Solution: Require a subjective regret bound instead.
Problem 2b: The guarantee is motivated by an “evolutionary” perspective on intelligence: intelligent agents are agents that are successful in the real world, not just in average over all possible worlds.
Solution: Bootstrapping from a safe baseline policy. For an individual human, the baseline comes from knowledge learned from other people. For human civilization, some of the baseline comes from inborn instincts. For human civilization and evolution both, the baseline comes from locality and thermodynamics: doing random things is unlikely to cause global irreversible damage. For an aligned AI, the baseline comes from imitation learning and quantilization.
Problem 2c: The guarantee is needed to have a notion of “sample complexity”, which is such an important concept that it’s hard to imagine deconfusion without it. This notion cannot come just from Desideratum 1a since sample complexity should remain non-trivial even given unbounded computational resources.

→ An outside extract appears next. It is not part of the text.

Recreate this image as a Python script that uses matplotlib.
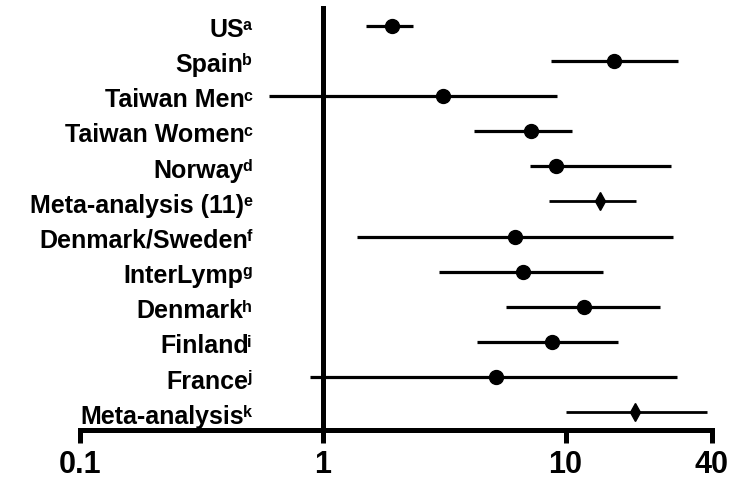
import matplotlib
matplotlib.use("Agg")
import matplotlib.pyplot as plt
import numpy as np

plt.rcParams['font.family'] = ['Liberation Sans', 'DejaVu Sans']

# Study names, footnote letters and odds ratios with 95% CI
studies = ['US', 'Spain', 'Taiwan Men', 'Taiwan Women', 'Norway',
           'Meta-analysis (11)', 'Denmark/Sweden', 'InterLymp', 'Denmark',
           'Finland', 'France', 'Meta-analysis']
notes = ['a', 'b', 'c', 'c', 'd', 'e', 'f', 'g', 'h', 'i', 'j', 'k']
odds = [1.92, 15.8, 3.13, 7.19, 9.12, 13.9, 6.18, 6.69, 11.9, 8.82, 5.16, 19.3]
ci_low = [1.50, 8.70, 0.60, 4.21, 7.13, 8.53, 1.39, 3.01, 5.71, 4.31, 0.89, 10.0]
ci_high = [2.36, 29.0, 9.24, 10.6, 27.1, 19.5, 27.6, 14.2, 24.6, 16.5, 28.7, 38.1]
is_pooled = [False, False, False, False, False, True,
             False, False, False, False, False, True]

xticks = [0.1, 1, 10, 40]
xtick_labels = ['0.1', '1', '10', '40']

PX = 0.72  # points per pixel at dpi 100

fig = plt.figure(figsize=(7.42, 4.82), dpi=100)
ax = fig.add_axes([80 / 742, 52 / 482, (711.7 - 80) / 742, (474 - 52) / 482])

odds = np.array(odds)
ci_low = np.array(ci_low)
ci_high = np.array(ci_high)

for i in range(len(studies)):
    if is_pooled[i]:
        ax.hlines(i, ci_low[i], ci_high[i], color='black', lw=2.0)
        ax.plot(odds[i], i, marker='d', ms=9, color='black', zorder=3)
    else:
        ax.hlines(i, ci_low[i], ci_high[i], color='black', lw=2.3)
        ax.plot(odds[i], i, marker='o', ms=10, color='black', zorder=3)

ax.set_xscale('log')
ax.set_xlim(0.1, 40)
ax.set_ylim(len(studies) - 0.5, -0.5)

# Prism style axes: vertical line at OR = 1
for side in ['top', 'right']:
    ax.spines[side].set_visible(False)
ax.spines['left'].set_position(('data', 1))
ax.spines['left'].set_linewidth(3.6)
ax.spines['bottom'].set_linewidth(3.6)
ax.set_yticks([])
ax.minorticks_off()
ax.set_xticks(xticks)
ax.set_xticklabels(xtick_labels, fontsize=22, fontweight='bold')
ax.tick_params(axis='x', which='both', direction='out', length=9.4,
               width=3.6, pad=5)
ax.xaxis.set_minor_locator(matplotlib.ticker.NullLocator())

# Row labels with superscript footnote letters
for i, (name, note) in enumerate(zip(studies, notes)):
    sup = ax.annotate(note, xy=(1, i), xycoords='data',
                      xytext=(-71 * PX, -4.6 * PX), textcoords='offset points',
                      ha='right', va='baseline', fontsize=11.5,
                      fontweight='bold', annotation_clip=False)
    ax.annotate(name, xy=(0, i), xycoords=(sup, 'data'),
                xytext=(1.0, -11.3 * PX), textcoords='offset points',
                ha='right', va='baseline', fontsize=18,
                fontweight='bold', annotation_clip=False)

fig.savefig('out.png', dpi=100)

Solution: A prior consists of a space H of hypotheses and a probability measure ζ over this space. We also have a mapping ρ:H→E where E is the space of environments, which provides semantics to the hypotheses. Bayes-optimizing ζ means Bayes-optimizing the environment ζ⋆:=Eh∼ζ[ρ(h)]. Learnability of ζ means that the Bayesian regret Rg(γ):=Eh∼ζ[V(ρ(h),γ)]−V(ζ⋆,γ) must converge to 0 as γ goes to 1. Here V(μ,γ) is the (normalized to [0,1]) value (maximal expected utility) of environment μ at time discount γ. Notice that the second term depends only on ζ⋆ but the first term depends on ζ and ρ. Therefore, we can ask about the regrets for different decompositions of the same ζ⋆ into hypotheses. For some H′, ζ′∈ΔH′ and ρ′:H′→E s.t. ζ⋆=Eh∼ζ′[ρ′(h)], we can have learnability even when we don’t have it for the original decomposition. I think that typically there will be many such decompositions. They live in the convex set surrounding ζ⋆ in which the value function becomes affine in the γ→1 limit. We can say that not all information is learnable, but ζ′ represents some learnable information. We can then study the regret bound (and thus) sample complexity for a particular ζ′ or for all possible ζ′.